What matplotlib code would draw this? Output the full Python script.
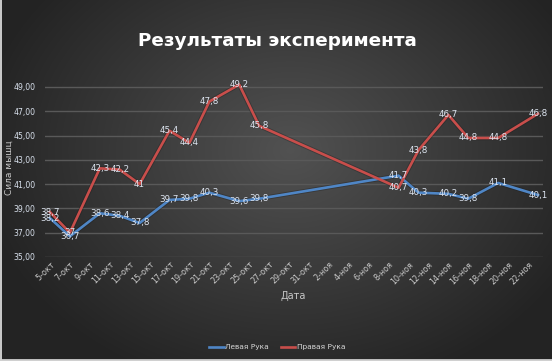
import numpy as np
import pandas as pd
import matplotlib
matplotlib.use("Agg")
import matplotlib.pyplot as plt
import matplotlib.dates as mdates
from matplotlib.ticker import FuncFormatter, FixedLocator

dates = ["2015-10-05", "2015-10-07", "2015-10-10", "2015-10-12", "2015-10-14",
         "2015-10-17", "2015-10-19", "2015-10-21", "2015-10-24", "2015-10-26",
         "2015-11-09", "2015-11-11", "2015-11-14", "2015-11-16", "2015-11-19",
         "2015-11-23"]
left_hand = [38.2, 36.7, 38.6, 38.4, 37.8, 39.7, 39.8, 40.3, 39.6, 39.8,
             41.7, 40.3, 40.2, 39.8, 41.1, 40.1]
right_hand = [38.7, 37.0, 42.3, 42.2, 41.0, 45.4, 44.4, 47.8, 49.2, 45.8,
              40.7, 43.8, 46.7, 44.8, 44.8, 46.8]
left_labels = ["38,2", "36,7", "38,6", "38,4", "37,8", "39,7", "39,8", "40,3", "39,6", "39,8",
               "41,7", "40,3", "40,2", "39,8", "41,1", "40,1"]
right_labels = ["38,7", "37", "42,3", "42,2", "41", "45,4", "44,4", "47,8", "49,2", "45,8",
                "40,7", "43,8", "46,7", "44,8", "44,8", "46,8"]
series_names = ["Левая Рука", "Правая Рука"]
title = "Результаты эксперимента"
x_title = "Дата"
y_title = "Сила мышц"
y_ticks = [35, 37, 39, 41, 43, 45, 47, 49]
months_ru = {10: "окт", 11: "ноя"}

plt.rcParams['font.family'] = ['DejaVu Sans']

W, H = 552, 361
fig = plt.figure(figsize=(W / 100, H / 100), dpi=100)

# background radial gradient
bg = fig.add_axes([0, 0, 1, 1])
yy, xx = np.mgrid[0:H, 0:W]
cx, cy = 290, 150
r = np.sqrt(((xx - cx) / 330.0) ** 2 + ((yy - cy) / 260.0) ** 2)
val = np.clip(0.32 - 0.19 * r, 0.14, 0.33)
img = np.dstack([val, val, val])
bg.imshow(img, extent=[0, W, H, 0], aspect='auto')
bg.set_xlim(0, W); bg.set_ylim(H, 0)
bg.axis('off')
bg.plot([0.5, 0.5], [0, H], color='#e8e8e8', lw=1.2)
bg.plot([0, W], [H - 1.5, H - 1.5], color='#d0d0d0', lw=2)

d = pd.to_datetime(dates)
x = mdates.date2num(d)

left_px, right_px = 45, 543
top_px, bot_px = 79.7, 257
ax = fig.add_axes([left_px / W, 1 - bot_px / H, (right_px - left_px) / W, (bot_px - top_px) / H])
ax.patch.set_alpha(0)

start = mdates.date2num(pd.Timestamp("2015-10-05"))
end = mdates.date2num(pd.Timestamp("2015-11-23"))
ax.set_xlim(start - 0.5, end + 0.5)
ax.set_ylim(35, 49.6)

for s in ax.spines.values():
    s.set_visible(False)
ax.set_yticks(y_ticks)
ax.yaxis.set_major_formatter(FuncFormatter(lambda v, p: f"{v:.2f}".replace(".", ",")))
ax.grid(axis='y', color='#595959', lw=1)
ax.set_axisbelow(True)

tick_dates = pd.date_range("2015-10-05", "2015-11-22", freq="2D")
ax.xaxis.set_major_locator(FixedLocator(mdates.date2num(tick_dates)))
ax.xaxis.set_major_formatter(FuncFormatter(
    lambda v, p: f"{mdates.num2date(v).day}-{months_ru[mdates.num2date(v).month]}"))
ax.tick_params(axis='x', length=0, labelsize=5.8, labelcolor='#c8c8c8', pad=2)
ax.tick_params(axis='y', length=0, labelsize=5.6, labelcolor='#d8e0ec', pad=7)
for lbl in ax.get_xticklabels():
    lbl.set_rotation(45)
    lbl.set_ha('right')
    lbl.set_rotation_mode('anchor')

blue = '#4f86c6'
red = '#c84e4b'
for ys, col, nm in [(left_hand, blue, series_names[0]), (right_hand, red, series_names[1])]:
    ax.plot(x, ys, color='#1a1a1a', lw=3.2, alpha=0.35, solid_capstyle='round', zorder=2)
    ax.plot(x, ys, color=col, lw=1.9, label=nm, solid_joinstyle='round', zorder=3)

for xs, ys, labs in [(x, left_hand, left_labels), (x, right_hand, right_labels)]:
    for xi, yi, t in zip(xs, ys, labs):
        ax.text(xi, yi, t, ha='center', va='center', fontsize=6.3, color='#dde4ef', zorder=5)

fig.text(277 / W, 1 - 41 / H, title, ha='center', va='center', fontsize=13.2,
         fontweight='bold', color='white')
fig.text(293 / W, 1 - 296 / H, x_title, ha='center', va='center', fontsize=7, color='#c8c8c8')
fig.text(9 / W, 1 - 168 / H, y_title, ha='center', va='center', fontsize=6.5,
         color='#c8c8c8', rotation=90)

leg = fig.legend(loc='center', bbox_to_anchor=(277 / W, 1 - 347 / H), ncol=2, frameon=False,
                 fontsize=5.3, labelcolor='#d8d8d8', handlelength=2.0, columnspacing=1.6,
                 handletextpad=0.2)

fig.savefig("out.png", dpi=100)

----------

> **Problem description**
Quote the material exactly. Pictures stay out.

> **Result of this task**
What matplotlib code would draw this? Output the full Python script.
import numpy as np
import pandas as pd
import matplotlib
matplotlib.use("Agg")
import matplotlib.pyplot as plt
import matplotlib.dates as mdates
from matplotlib.ticker import FuncFormatter, FixedLocator

dates = ["2015-10-05", "2015-10-07", "2015-10-10", "2015-10-12", "2015-10-14",
         "2015-10-17", "2015-10-19", "2015-10-21", "2015-10-24", "2015-10-26",
         "2015-11-09", "2015-11-11", "2015-11-14", "2015-11-16", "2015-11-19",
         "2015-11-23"]
left_hand = [38.2, 36.7, 38.6, 38.4, 37.8, 39.7, 39.8, 40.3, 39.6, 39.8,
             41.7, 40.3, 40.2, 39.8, 41.1, 40.1]
right_hand = [38.7, 37.0, 42.3, 42.2, 41.0, 45.4, 44.4, 47.8, 49.2, 45.8,
              40.7, 43.8, 46.7, 44.8, 44.8, 46.8]
left_labels = ["38,2", "36,7", "38,6", "38,4", "37,8", "39,7", "39,8", "40,3", "39,6", "39,8",
               "41,7", "40,3", "40,2", "39,8", "41,1", "40,1"]
right_labels = ["38,7", "37", "42,3", "42,2", "41", "45,4", "44,4", "47,8", "49,2", "45,8",
                "40,7", "43,8", "46,7", "44,8", "44,8", "46,8"]
series_names = ["Левая Рука", "Правая Рука"]
title = "Результаты эксперимента"
x_title = "Дата"
y_title = "Сила мышц"
y_ticks = [35, 37, 39, 41, 43, 45, 47, 49]
months_ru = {10: "окт", 11: "ноя"}

plt.rcParams['font.family'] = ['DejaVu Sans']

W, H = 552, 361
fig = plt.figure(figsize=(W / 100, H / 100), dpi=100)

# background radial gradient
bg = fig.add_axes([0, 0, 1, 1])
yy, xx = np.mgrid[0:H, 0:W]
cx, cy = 290, 150
r = np.sqrt(((xx - cx) / 330.0) ** 2 + ((yy - cy) / 260.0) ** 2)
val = np.clip(0.32 - 0.19 * r, 0.14, 0.33)
img = np.dstack([val, val, val])
bg.imshow(img, extent=[0, W, H, 0], aspect='auto')
bg.set_xlim(0, W); bg.set_ylim(H, 0)
bg.axis('off')
bg.plot([0.5, 0.5], [0, H], color='#e8e8e8', lw=1.2)
bg.plot([0, W], [H - 1.5, H - 1.5], color='#d0d0d0', lw=2)

d = pd.to_datetime(dates)
x = mdates.date2num(d)

left_px, right_px = 45, 543
top_px, bot_px = 79.7, 257
ax = fig.add_axes([left_px / W, 1 - bot_px / H, (right_px - left_px) / W, (bot_px - top_px) / H])
ax.patch.set_alpha(0)

start = mdates.date2num(pd.Timestamp("2015-10-05"))
end = mdates.date2num(pd.Timestamp("2015-11-23"))
ax.set_xlim(start - 0.5, end + 0.5)
ax.set_ylim(35, 49.6)

for s in ax.spines.values():
    s.set_visible(False)
ax.set_yticks(y_ticks)
ax.yaxis.set_major_formatter(FuncFormatter(lambda v, p: f"{v:.2f}".replace(".", ",")))
ax.grid(axis='y', color='#595959', lw=1)
ax.set_axisbelow(True)

tick_dates = pd.date_range("2015-10-05", "2015-11-22", freq="2D")
ax.xaxis.set_major_locator(FixedLocator(mdates.date2num(tick_dates)))
ax.xaxis.set_major_formatter(FuncFormatter(
    lambda v, p: f"{mdates.num2date(v).day}-{months_ru[mdates.num2date(v).month]}"))
ax.tick_params(axis='x', length=0, labelsize=5.8, labelcolor='#c8c8c8', pad=2)
ax.tick_params(axis='y', length=0, labelsize=5.6, labelcolor='#d8e0ec', pad=7)
for lbl in ax.get_xticklabels():
    lbl.set_rotation(45)
    lbl.set_ha('right')
    lbl.set_rotation_mode('anchor')

blue = '#4f86c6'
red = '#c84e4b'
for ys, col, nm in [(left_hand, blue, series_names[0]), (right_hand, red, series_names[1])]:
    ax.plot(x, ys, color='#1a1a1a', lw=3.2, alpha=0.35, solid_capstyle='round', zorder=2)
    ax.plot(x, ys, color=col, lw=1.9, label=nm, solid_joinstyle='round', zorder=3)

for xs, ys, labs in [(x, left_hand, left_labels), (x, right_hand, right_labels)]:
    for xi, yi, t in zip(xs, ys, labs):
        ax.text(xi, yi, t, ha='center', va='center', fontsize=6.3, color='#dde4ef', zorder=5)

fig.text(277 / W, 1 - 41 / H, title, ha='center', va='center', fontsize=13.2,
         fontweight='bold', color='white')
fig.text(293 / W, 1 - 296 / H, x_title, ha='center', va='center', fontsize=7, color='#c8c8c8')
fig.text(9 / W, 1 - 168 / H, y_title, ha='center', va='center', fontsize=6.5,
         color='#c8c8c8', rotation=90)

leg = fig.legend(loc='center', bbox_to_anchor=(277 / W, 1 - 347 / H), ncol=2, frameon=False,
                 fontsize=5.3, labelcolor='#d8d8d8', handlelength=2.0, columnspacing=1.6,
                 handletextpad=0.2)

fig.savefig("out.png", dpi=100)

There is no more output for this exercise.